Monti tira fuori dal dossier giuridico che si è portato dietro un precedente che è andato a ripescare: D’Alema vice presidente del Consiglio del governo Prodi, che con il premier di allora all’estero firma alcuni decreti, "e lei che era al Quirinale se lo dovrebbe ricordare - aggiunge poi rivolto a Napolitano - perché non trovò la scelta scorretta". Ma, accanto al confronto procedurale, c’è la questione politica. Chiede Napolitano a Monti: "Ma potrebbe garantirmi che le forze politiche che appoggiano questa sua operazione per il Senato, poi faranno lo stesso per la maggioranza di governo?". È un’obiezione gigantesca, perché Monti questa garanzia al momento non può darla. "Questo sarebbe lo schema D’Alema", replica amareggiato. Insomma, non riesce a convincere il capo dello Stato, che lo congeda così: "Io stesso sarei anche disposto a votarla come presidente della Repubblica, ma le sue chance così si stanno esaurendo".

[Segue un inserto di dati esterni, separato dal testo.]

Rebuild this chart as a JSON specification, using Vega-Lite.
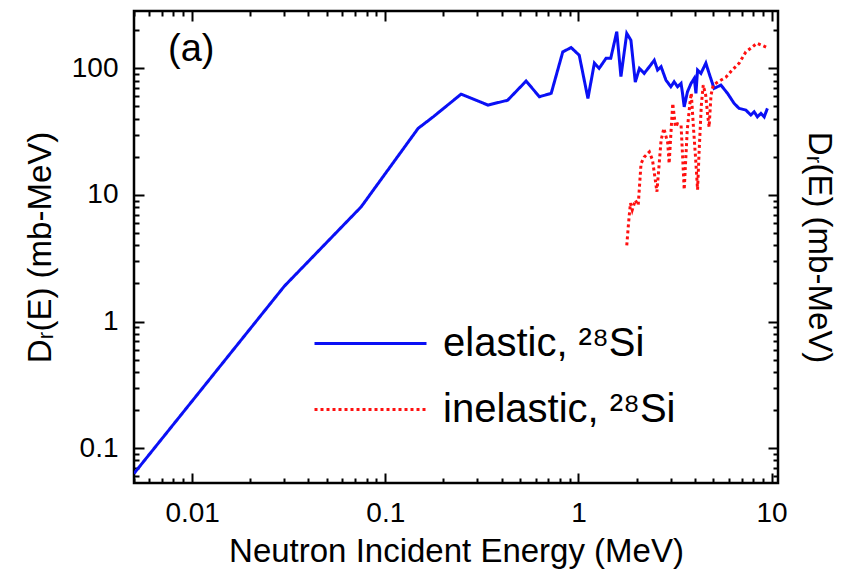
{
  "$schema": "https://vega.github.io/schema/vega-lite/v6.json",
  "width": 644,
  "height": 472,
  "autosize": {"type": "none"},
  "padding": {"left": 134, "top": 11, "right": 63, "bottom": 88},
  "background": "white",
  "config": {
    "font": "Liberation Sans",
    "view": {"stroke": "black", "strokeWidth": 2.5},
    "axis": {
      "domain": false,
      "grid": false,
      "zindex": 1,
      "labelFont": "Liberation Sans",
      "labelFontSize": 28,
      "labelColor": "black",
      "titleFont": "Liberation Sans",
      "titleFontSize": 33,
      "titleFontWeight": "normal",
      "titleColor": "black",
      "tickColor": "black",
      "tickWidth": 2
    }
  },
  "datasets": {
    "elastic": [
      {"energy": 0.005, "dose": 0.063, "reaction": "elastic, ²⁸Si"},
      {"energy": 0.030, "dose": 1.90, "reaction": "elastic, ²⁸Si"},
      {"energy": 0.075, "dose": 8.05, "reaction": "elastic, ²⁸Si"},
      {"energy": 0.148, "dose": 33.6, "reaction": "elastic, ²⁸Si"},
      {"energy": 0.177, "dose": 41.4, "reaction": "elastic, ²⁸Si"},
      {"energy": 0.247, "dose": 62.6, "reaction": "elastic, ²⁸Si"},
      {"energy": 0.34, "dose": 51.3, "reaction": "elastic, ²⁸Si"},
      {"energy": 0.43, "dose": 56.0, "reaction": "elastic, ²⁸Si"},
      {"energy": 0.536, "dose": 79.4, "reaction": "elastic, ²⁸Si"},
      {"energy": 0.628, "dose": 59.7, "reaction": "elastic, ²⁸Si"},
      {"energy": 0.723, "dose": 63.5, "reaction": "elastic, ²⁸Si"},
      {"energy": 0.83, "dose": 135, "reaction": "elastic, ²⁸Si"},
      {"energy": 0.917, "dose": 146, "reaction": "elastic, ²⁸Si"},
      {"energy": 1.01, "dose": 127, "reaction": "elastic, ²⁸Si"},
      {"energy": 1.12, "dose": 57.9, "reaction": "elastic, ²⁸Si"},
      {"energy": 1.21, "dose": 110, "reaction": "elastic, ²⁸Si"},
      {"energy": 1.28, "dose": 100, "reaction": "elastic, ²⁸Si"},
      {"energy": 1.39, "dose": 120, "reaction": "elastic, ²⁸Si"},
      {"energy": 1.47, "dose": 120, "reaction": "elastic, ²⁸Si"},
      {"energy": 1.58, "dose": 195, "reaction": "elastic, ²⁸Si"},
      {"energy": 1.66, "dose": 86, "reaction": "elastic, ²⁸Si"},
      {"energy": 1.78, "dose": 189, "reaction": "elastic, ²⁸Si"},
      {"energy": 1.87, "dose": 167, "reaction": "elastic, ²⁸Si"},
      {"energy": 1.97, "dose": 78, "reaction": "elastic, ²⁸Si"},
      {"energy": 2.07, "dose": 100, "reaction": "elastic, ²⁸Si"},
      {"energy": 2.19, "dose": 91.3, "reaction": "elastic, ²⁸Si"},
      {"energy": 2.33, "dose": 103, "reaction": "elastic, ²⁸Si"},
      {"energy": 2.47, "dose": 116, "reaction": "elastic, ²⁸Si"},
      {"energy": 2.57, "dose": 97, "reaction": "elastic, ²⁸Si"},
      {"energy": 2.68, "dose": 103, "reaction": "elastic, ²⁸Si"},
      {"energy": 2.84, "dose": 80.8, "reaction": "elastic, ²⁸Si"},
      {"energy": 3.01, "dose": 71.6, "reaction": "elastic, ²⁸Si"},
      {"energy": 3.13, "dose": 78.4, "reaction": "elastic, ²⁸Si"},
      {"energy": 3.26, "dose": 71.6, "reaction": "elastic, ²⁸Si"},
      {"energy": 3.40, "dose": 76.1, "reaction": "elastic, ²⁸Si"},
      {"energy": 3.46, "dose": 63.4, "reaction": "elastic, ²⁸Si"},
      {"energy": 3.53, "dose": 49.7, "reaction": "elastic, ²⁸Si"},
      {"energy": 3.67, "dose": 65.3, "reaction": "elastic, ²⁸Si"},
      {"energy": 3.83, "dose": 76.1, "reaction": "elastic, ²⁸Si"},
      {"energy": 3.98, "dose": 83.4, "reaction": "elastic, ²⁸Si"},
      {"energy": 4.06, "dose": 63.4, "reaction": "elastic, ²⁸Si"},
      {"energy": 4.14, "dose": 97, "reaction": "elastic, ²⁸Si"},
      {"energy": 4.31, "dose": 91.3, "reaction": "elastic, ²⁸Si"},
      {"energy": 4.57, "dose": 110, "reaction": "elastic, ²⁸Si"},
      {"energy": 4.75, "dose": 91.3, "reaction": "elastic, ²⁸Si"},
      {"energy": 5.04, "dose": 69.5, "reaction": "elastic, ²⁸Si"},
      {"energy": 5.47, "dose": 73.8, "reaction": "elastic, ²⁸Si"},
      {"energy": 5.92, "dose": 63.4, "reaction": "elastic, ²⁸Si"},
      {"energy": 6.40, "dose": 52.9, "reaction": "elastic, ²⁸Si"},
      {"energy": 6.79, "dose": 48.3, "reaction": "elastic, ²⁸Si"},
      {"energy": 7.36, "dose": 46.8, "reaction": "elastic, ²⁸Si"},
      {"energy": 7.81, "dose": 42.8, "reaction": "elastic, ²⁸Si"},
      {"energy": 8.13, "dose": 45.4, "reaction": "elastic, ²⁸Si"},
      {"energy": 8.45, "dose": 41.4, "reaction": "elastic, ²⁸Si"},
      {"energy": 8.81, "dose": 44.1, "reaction": "elastic, ²⁸Si"},
      {"energy": 9.16, "dose": 41.4, "reaction": "elastic, ²⁸Si"},
      {"energy": 9.52, "dose": 48.3, "reaction": "elastic, ²⁸Si"}
    ],
    "inelastic": [
      {"energy": 1.78, "dose": 4.0, "reaction": "inelastic, ²⁸Si"},
      {"energy": 1.81, "dose": 5.5, "reaction": "inelastic, ²⁸Si"},
      {"energy": 1.83, "dose": 6.7, "reaction": "inelastic, ²⁸Si"},
      {"energy": 1.86, "dose": 8.6, "reaction": "inelastic, ²⁸Si"},
      {"energy": 1.90, "dose": 7.6, "reaction": "inelastic, ²⁸Si"},
      {"energy": 1.97, "dose": 9.1, "reaction": "inelastic, ²⁸Si"},
      {"energy": 2.04, "dose": 8.3, "reaction": "inelastic, ²⁸Si"},
      {"energy": 2.11, "dose": 17.7, "reaction": "inelastic, ²⁸Si"},
      {"energy": 2.19, "dose": 19.9, "reaction": "inelastic, ²⁸Si"},
      {"energy": 2.33, "dose": 21.9, "reaction": "inelastic, ²⁸Si"},
      {"energy": 2.42, "dose": 18.8, "reaction": "inelastic, ²⁸Si"},
      {"energy": 2.55, "dose": 10.6, "reaction": "inelastic, ²⁸Si"},
      {"energy": 2.68, "dose": 27.1, "reaction": "inelastic, ²⁸Si"},
      {"energy": 2.77, "dose": 33.6, "reaction": "inelastic, ²⁸Si"},
      {"energy": 2.90, "dose": 25.8, "reaction": "inelastic, ²⁸Si"},
      {"energy": 2.95, "dose": 17.7, "reaction": "inelastic, ²⁸Si"},
      {"energy": 3.03, "dose": 35.6, "reaction": "inelastic, ²⁸Si"},
      {"energy": 3.08, "dose": 52.9, "reaction": "inelastic, ²⁸Si"},
      {"energy": 3.18, "dose": 34.5, "reaction": "inelastic, ²⁸Si"},
      {"energy": 3.26, "dose": 36.5, "reaction": "inelastic, ²⁸Si"},
      {"energy": 3.40, "dose": 35.6, "reaction": "inelastic, ²⁸Si"},
      {"energy": 3.46, "dose": 20.8, "reaction": "inelastic, ²⁸Si"},
      {"energy": 3.53, "dose": 11.0, "reaction": "inelastic, ²⁸Si"},
      {"energy": 3.66, "dose": 32.5, "reaction": "inelastic, ²⁸Si"},
      {"energy": 3.77, "dose": 51.3, "reaction": "inelastic, ²⁸Si"},
      {"energy": 3.84, "dose": 63.8, "reaction": "inelastic, ²⁸Si"},
      {"energy": 3.95, "dose": 32.5, "reaction": "inelastic, ²⁸Si"},
      {"energy": 4.05, "dose": 18.8, "reaction": "inelastic, ²⁸Si"},
      {"energy": 4.14, "dose": 11.0, "reaction": "inelastic, ²⁸Si"},
      {"energy": 4.22, "dose": 22.6, "reaction": "inelastic, ²⁸Si"},
      {"energy": 4.33, "dose": 51.3, "reaction": "inelastic, ²⁸Si"},
      {"energy": 4.43, "dose": 73.8, "reaction": "inelastic, ²⁸Si"},
      {"energy": 4.56, "dose": 61.5, "reaction": "inelastic, ²⁸Si"},
      {"energy": 4.67, "dose": 42.8, "reaction": "inelastic, ²⁸Si"},
      {"energy": 4.75, "dose": 34.4, "reaction": "inelastic, ²⁸Si"},
      {"energy": 4.86, "dose": 61.5, "reaction": "inelastic, ²⁸Si"},
      {"energy": 4.99, "dose": 73.8, "reaction": "inelastic, ²⁸Si"},
      {"energy": 5.36, "dose": 79.4, "reaction": "inelastic, ²⁸Si"},
      {"energy": 5.81, "dose": 85.3, "reaction": "inelastic, ²⁸Si"},
      {"energy": 6.26, "dose": 97, "reaction": "inelastic, ²⁸Si"},
      {"energy": 6.80, "dose": 110, "reaction": "inelastic, ²⁸Si"},
      {"energy": 7.36, "dose": 135, "reaction": "inelastic, ²⁸Si"},
      {"energy": 7.84, "dose": 145, "reaction": "inelastic, ²⁸Si"},
      {"energy": 8.41, "dose": 158, "reaction": "inelastic, ²⁸Si"},
      {"energy": 8.93, "dose": 152, "reaction": "inelastic, ²⁸Si"},
      {"energy": 9.37, "dose": 147, "reaction": "inelastic, ²⁸Si"}
    ],
    "panel": [
      {"energy": 0.0099, "dose": 140, "tag": "(a)"}
    ]
  },
  "resolve": {"axis": {"x": "independent", "y": "independent"}},
  "layer": [
    {
      "data": {"name": "elastic"},
      "mark": {"type": "line", "strokeWidth": 3, "clip": true},
      "encoding": {
        "x": {
          "field": "energy", "type": "quantitative",
          "scale": {"type": "log", "domain": [0.005, 10.8], "nice": false},
          "axis": {
            "orient": "bottom",
            "title": "Neutron Incident Energy (MeV)",
            "values": [0.005, 0.006, 0.007, 0.008, 0.009, 0.01, 0.02, 0.03, 0.04, 0.05, 0.06, 0.07, 0.08, 0.09, 0.1, 0.2, 0.3, 0.4, 0.5, 0.6, 0.7, 0.8, 0.9, 1, 2, 3, 4, 5, 6, 7, 8, 9, 10],
            "format": "~g",
            "labelExpr": "abs(log(datum.value)/LN10 - round(log(datum.value)/LN10)) < 0.001 ? datum.label : ''",
            "tickSize": {"condition": {"test": "abs(log(datum.value)/LN10 - round(log(datum.value)/LN10)) < 0.001", "value": -10}, "value": -5},
            "labelPadding": 26,
            "titlePadding": 8,
            "labelFlush": false
          }
        },
        "y": {
          "field": "dose", "type": "quantitative",
          "scale": {"type": "log", "domain": [0.053, 284], "nice": false},
          "axis": {
            "orient": "left",
            "title": "Dᵣ(E) (mb-MeV)",
            "values": [0.06, 0.07, 0.08, 0.09, 0.1, 0.2, 0.3, 0.4, 0.5, 0.6, 0.7, 0.8, 0.9, 1, 2, 3, 4, 5, 6, 7, 8, 9, 10, 20, 30, 40, 50, 60, 70, 80, 90, 100, 200],
            "format": "~g",
            "labelExpr": "abs(log(datum.value)/LN10 - round(log(datum.value)/LN10)) < 0.001 ? datum.label : ''",
            "tickSize": {"condition": {"test": "abs(log(datum.value)/LN10 - round(log(datum.value)/LN10)) < 0.001", "value": -10}, "value": -5},
            "labelPadding": 26,
            "titlePadding": 14,
            "labelFlush": false
          }
        },
        "color": {
          "field": "reaction", "type": "nominal",
          "scale": {"domain": ["elastic, ²⁸Si", "inelastic, ²⁸Si"], "range": ["#0a10f5", "#ff1010"]},
          "legend": {
            "title": null,
            "orient": "none",
            "legendX": 207,
            "legendY": 303,
            "symbolType": "M-2,0H2",
            "symbolSize": 3136,
            "symbolStrokeWidth": 3,
            "labelFontSize": 40,
            "labelFont": "Liberation Sans",
            "labelColor": "black",
            "labelOffset": 43,
            "labelLimit": 0,
            "rowPadding": 16,
            "padding": 0
          }
        },
        "strokeDash": {
          "field": "reaction", "type": "nominal",
          "scale": {"domain": ["elastic, ²⁸Si", "inelastic, ²⁸Si"], "range": [[1, 0], [3, 3]]},
          "legend": null
        }
      }
    },
    {
      "data": {"name": "inelastic"},
      "mark": {"type": "line", "strokeWidth": 3, "clip": true},
      "encoding": {
        "x": {
          "field": "energy", "type": "quantitative",
          "axis": {
            "orient": "top",
            "title": null,
            "values": [0.005, 0.006, 0.007, 0.008, 0.009, 0.01, 0.02, 0.03, 0.04, 0.05, 0.06, 0.07, 0.08, 0.09, 0.1, 0.2, 0.3, 0.4, 0.5, 0.6, 0.7, 0.8, 0.9, 1, 2, 3, 4, 5, 6, 7, 8, 9, 10],
            "labels": false,
            "tickSize": {"condition": {"test": "abs(log(datum.value)/LN10 - round(log(datum.value)/LN10)) < 0.001", "value": -10}, "value": -5}
          }
        },
        "y": {
          "field": "dose", "type": "quantitative",
          "axis": {
            "orient": "right",
            "title": "Dᵣ(E) (mb-MeV)",
            "values": [0.06, 0.07, 0.08, 0.09, 0.1, 0.2, 0.3, 0.4, 0.5, 0.6, 0.7, 0.8, 0.9, 1, 2, 3, 4, 5, 6, 7, 8, 9, 10, 20, 30, 40, 50, 60, 70, 80, 90, 100, 200],
            "labels": false,
            "titlePadding": 22,
            "tickSize": {"condition": {"test": "abs(log(datum.value)/LN10 - round(log(datum.value)/LN10)) < 0.001", "value": -10}, "value": -5}
          }
        },
        "color": {"field": "reaction", "type": "nominal"},
        "strokeDash": {"field": "reaction", "type": "nominal"}
      }
    },
    {
      "data": {"name": "panel"},
      "mark": {"type": "text", "fontSize": 38, "font": "Liberation Sans", "align": "center", "baseline": "middle", "color": "black"},
      "encoding": {
        "x": {"field": "energy", "type": "quantitative", "axis": null},
        "y": {"field": "dose", "type": "quantitative", "axis": null},
        "text": {"field": "tag"}
      }
    }
  ]
}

Dunque è di nuovo tutto azzerato. E così anche i rapporti tra Pd e Scelta Civica si raffreddano, nonostante un redivivo Casini faccia di tutto per tenere i fili. L’operazione Monti al Senato parte in gran segreto già giovedì sera, quando viene comunicata al vertice del Pd. "Per noi va bene", risponde Bersani, "ma con Napolitano ci deve parlare Monti". Nella testa del premier quello a palazzo Madama è soltanto un passaggio. A rivelare quale dovrebbe essere lo step successivo è Andrea Olivero, che alza il velo sul progetto parlando ieri mattina all’assemblea dei parlamentari di Scelta Civica: "L’elezione di Monti al Senato è il passaggio verso il Quirinale". Per i montiani tutto si tiene: il Professore che trasloca al Quirinale, Franceschini che diventa presidente della Camera e, a palazzo Madama, tra un mese arriva Renato Schifani. Monti, raccontano, è motivatissimo. Già si vede come successore di Napolitano.

Ma tutto s’incaglia sull’obiezione costituzionale del Quirinale. Ora tutto torna il alto mare. Nel Pd sono pronti a prendersi entrambe le Camere, mentre Bersani andrebbe a palazzo Chigi con un governo di minoranza. E la maggioranza a palazzo Madama? Un aiuto potrebbe arrivare dai 17 senatori del Carroccio. Un sospetto sul dialogo Pd-Lega è venuto a Umberto Bossi, che ieri non a caso ha attaccato duramente Bobo Maroni. Anche Augusto Minzolini, neo senatore del Pdl, da animale parlamentare ha fiutato qualcosa e in serata ha twittato un altolà preventivo: "La Lega l’ultimo anno ne ha sbagliate molte. Se pensa di governare con Pd-Monti contando su maggioranza di 2 voti a Senato è da ricovero".